No one can prepare you for when things don’t go accordingly. Just remind yourself that you are and always have been worth it and you can’t expect love from people that don’t love themselves. The good news is you don’t have to participate in the dating game! I’ve had times when my phone was drier than the Sahara Desert and also times when I would have been considered a serial dater. I’m not qualified to give relationship advice however, I do have some funny dating stories that I can look back and laugh at. That’s been my dating life for the last 10 years until I currently took myself off the market. I’ve decided to wait a while and come back out later as a Limited Edition.
Dating in general is hard, when you’re younger. We are still figuring out who we are and who we are becoming? Now imagine that, but you’re older with teenaged kids that find everyone so annoying. At this point in life you’ve figured out what you want or don’t need and who you’re looking for within a partner. It’s quite challenging.

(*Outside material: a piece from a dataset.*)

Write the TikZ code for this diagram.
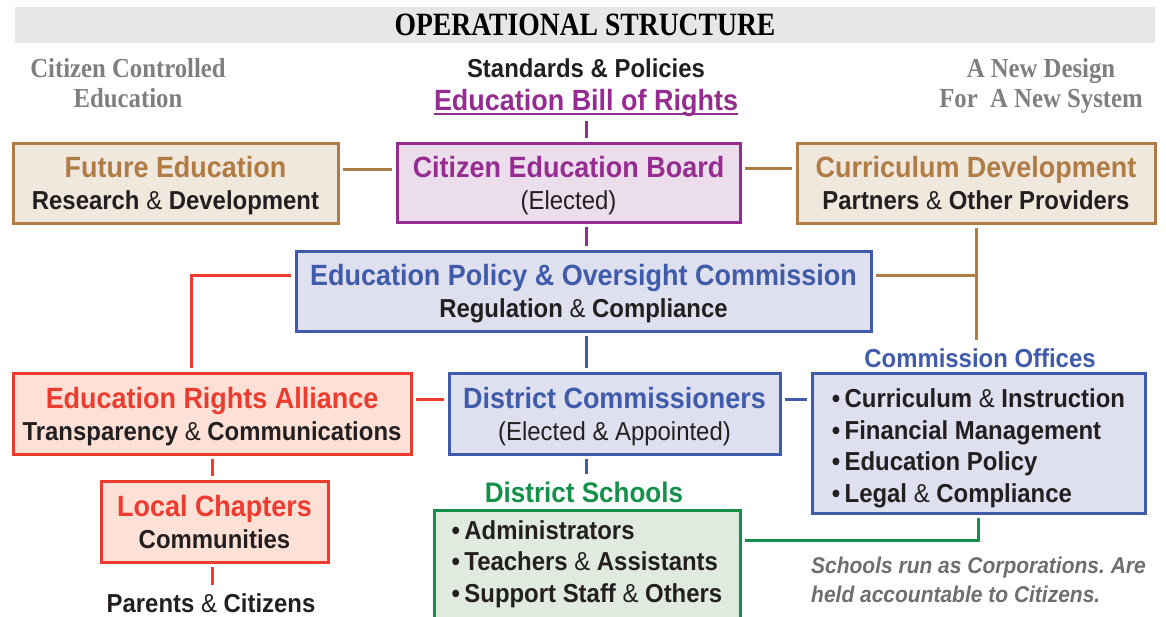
\documentclass[tikz,border=0pt]{standalone}
\usepackage{fontspec}
\setmainfont{Liberation Sans}[FakeStretch=0.92]
\newfontfamily\headserif{Liberation Serif}[FakeStretch=0.85]
\newfontfamily\sideserif{Liberation Serif}[FakeStretch=0.9]
\usepackage{xcolor}
\usetikzlibrary{positioning}
\frenchspacing

\definecolor{cebpurple}{HTML}{952C8F}
\definecolor{cebfill}{HTML}{EBDDEB}
\definecolor{rdbrown}{HTML}{B07C45}
\definecolor{rdfill}{HTML}{F0E7DD}
\definecolor{epblue}{HTML}{3F5BA9}
\definecolor{epfill}{HTML}{DFE0EF}
\definecolor{erared}{HTML}{EE3B2F}
\definecolor{erafill}{HTML}{FDE1D6}
\definecolor{dsgreen}{HTML}{14904A}
\definecolor{dsfill}{HTML}{E0EADF}
\definecolor{sidegray}{HTML}{7F7F7F}
\definecolor{notegray}{HTML}{6D6E70}
\definecolor{bandgray}{HTML}{E6E7E7}
\definecolor{inkblack}{HTML}{231F20}

\newcommand{\ramp}{{\mdseries\&}}
\newcommand{\boxtext}[3]{\rule{0pt}{28pt}{\fontsize{29.3}{32}\selectfont\color{#1}#2}\\#3\rule[-7pt]{0pt}{7pt}}

\begin{document}
\begin{tikzpicture}[x=1pt,y=-1pt,
    box/.style={draw,rectangle,line width=3pt,inner sep=0pt,outer sep=5pt,align=center,
      text=inkblack,font=\fontsize{26}{32}\selectfont\bfseries},
    purplebox/.style={box,draw=cebpurple,fill=cebfill},
    brownbox/.style={box,draw=rdbrown,fill=rdfill},
    bluebox/.style={box,draw=epblue,fill=epfill},
    redbox/.style={box,draw=erared,fill=erafill},
    greenbox/.style={box,draw=dsgreen,fill=dsfill},
    listbox/.style={align=left,font=\fontsize{26}{31.5}\selectfont\bfseries},
    sidetext/.style={align=center,text=sidegray,font=\sideserif\fontsize{27.5}{30}\selectfont\bfseries},
    textlabel/.style={inner sep=0pt,outer sep=8pt,font=\fontsize{26}{30}\selectfont\bfseries},
    purpleline/.style={cebpurple,line width=3pt},
    brownline/.style={rdbrown,line width=3pt},
    blueline/.style={epblue,line width=3pt},
    redline/.style={erared,line width=3pt},
    greenline/.style={dsgreen,line width=3pt}]
  \useasboundingbox (0,0) rectangle (1166,616);

  \node[fill=bandgray,minimum width=1140pt,minimum height=36pt,inner sep=0pt,
    font=\headserif\fontsize{32.5}{30}\selectfont\bfseries] (title) at (585,25) {OPERATIONAL STRUCTURE};
  \node[sidetext] (citizen) at (128,83) {Citizen Controlled\\Education};
  \node[sidetext] (design) at (1041,86) {A New Design\\For\ \ A New System};

  \node[textlabel,anchor=base,text=inkblack] (standards) at (586,77) {Standards \& Policies};
  \node[textlabel,anchor=base,outer sep=5pt,text=cebpurple,font=\fontsize{29.3}{30}\selectfont\bfseries] (bill) at (586,110) {Education Bill of Rights};
  \draw[cebpurple,line width=2pt] ([xshift=5pt,yshift=-4pt]bill.base west) -- ([xshift=-5pt,yshift=-4pt]bill.base east);

  \node[purplebox,minimum width=343pt,minimum height=79pt] (board) at (568.5,182.5)
    {\boxtext{cebpurple}{Citizen Education Board}{\mdseries(Elected)}};
  \node[brownbox,minimum width=325pt,minimum height=80pt] (future) at (175.5,183)
    {\boxtext{rdbrown}{Future Education}{Research \ramp{} Development}};
  \node[brownbox,minimum width=358pt,minimum height=80pt] (curric) at (976,183)
    {\boxtext{rdbrown}{Curriculum Development}{Partners \ramp{} Other Providers}};
  \node[bluebox,minimum width=575pt,minimum height=80pt] (epoc) at (583.5,291)
    {\boxtext{epblue}{Education Policy \& Oversight Commission}{Regulation \ramp{} Compliance}};
  \node[redbox,minimum width=398pt,minimum height=81pt] (era) at (212,413.5)
    {\boxtext{erared}{Education Rights Alliance}{Transparency \ramp{} Communications}};
  \node[bluebox,minimum width=331pt,minimum height=81pt] (dc) at (614.5,413.5)
    {\boxtext{epblue}{District Commissioners}{\mdseries(Elected \& Appointed)}};
  \node[redbox,minimum width=227pt,minimum height=81pt] (lc) at (214.5,521.5)
    {\boxtext{erared}{Local Chapters}{Communities}};
  \node[textlabel,text=inkblack] (parents) at (211,603) {Parents \ramp{} Citizens};

  \node[textlabel,text=epblue] (colabel) at (980,358) {Commission Offices};
  \node[bluebox,listbox,minimum width=333pt,minimum height=140pt] (co) at (978.5,443)
    {\rule{0pt}{29pt}•\,Curriculum \ramp{} Instruction\\•\,Financial Management\\•\,Education Policy\\•\,Legal \ramp{} Compliance};
  \node[textlabel,text=dsgreen,font=\fontsize{28.3}{30}\selectfont\bfseries] (dslabel) at (584,492) {District Schools};
  \node[greenbox,listbox,minimum width=306pt,minimum height=108pt] (ds) at (587,564)
    {•\,Administrators\\•\,Teachers \ramp{} Assistants\\•\,Support Staff \ramp{} Others};
  \node[anchor=west,inner sep=0pt,align=left,text=notegray,
    font=\fontsize{22.8}{29}\selectfont\bfseries\itshape] (note) at (811,580)
    {Schools run as Corporations. Are\\held accountable to Citizens.};

  \draw[purpleline] (bill.south) -- (board.north -| bill.south);
  \draw[purpleline] (board.south -| bill) -- (epoc.north -| bill);
  \draw[blueline] (epoc.south -| bill) -- (dc.north -| bill);
  \draw[blueline] (dc.south -| bill) -- (dslabel.north -| bill);
  \draw[brownline] ([yshift=14pt]future.east) -- ([yshift=14pt]future.east -| board.west);
  \draw[brownline] ([yshift=14pt]board.east) -- ([yshift=14pt]board.east -| curric.west);
  \draw[brownline] (curric.south) -- (colabel.north -| curric.south);
  \draw[brownline] ([yshift=16pt]epoc.east) -- ([yshift=16pt]epoc.east -| curric.south);
  \draw[redline] ([yshift=16pt]epoc.west) -| ([xshift=-21pt]era.north);
  \draw[redline] ([yshift=14.5pt]era.east) -- ([yshift=14.5pt]era.east -| dc.west);
  \draw[redline] (era.south) -- (lc.north -| era.south);
  \draw[redline] (lc.south -| era.south) -- (parents.north -| era.south);
  \draw[blueline] ([yshift=14.5pt]dc.east) -- ([yshift=14.5pt]dc.east -| co.west);
  \draw[greenline] ([yshift=24pt]ds.east) -| (co.south);
\end{tikzpicture}
\end{document}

In our thirties, the dating pool mostly consists of commitment phobic guys…. You know, the players for life that realized they want to settle down or other fellow divorcees. If I give it 10 more years, I’m sure the market will open up. No rush… We all have some kind of issues… The eventual hope is to find someone with compatible likes and issues for lifelong bliss. Or you can work on healing yourself and prepare for the day you get taken off the market. We are all scarred, traumatized people trying to live and love, myself included. I knew when I was questioning myself about “where I had been?”, I wasn’t ready for a relationship.
There is a sense of peace that comes with being single. I can watch what I want on Netflix all the time. Eat candy in bed, and also, we have time and permission to fall selfishly in love with ourselves. It helps to know who you are and what you deserve. I can spend my time doing whatever I want like I’ve always dreamed off.
I’m totally pro-marriage and encourage you to marry the one you can’t live without when you find them, just don’t let anyone, even yourself pressure you into dating when you aren’t ready. We want to believe the grass is greener on the other side. As a rep for the other side, I just wanted to say it’s not so bad as long as we keep it watered. I will enjoy my days running around with my perpetually annoyed teen because I know these days are limited. He grows faster than I can keep up and before I know it, he’ll be an adult and I’ll have all the time in the world to think about where I’ve been. Then I’ll have time to meet someone my own age to annoy.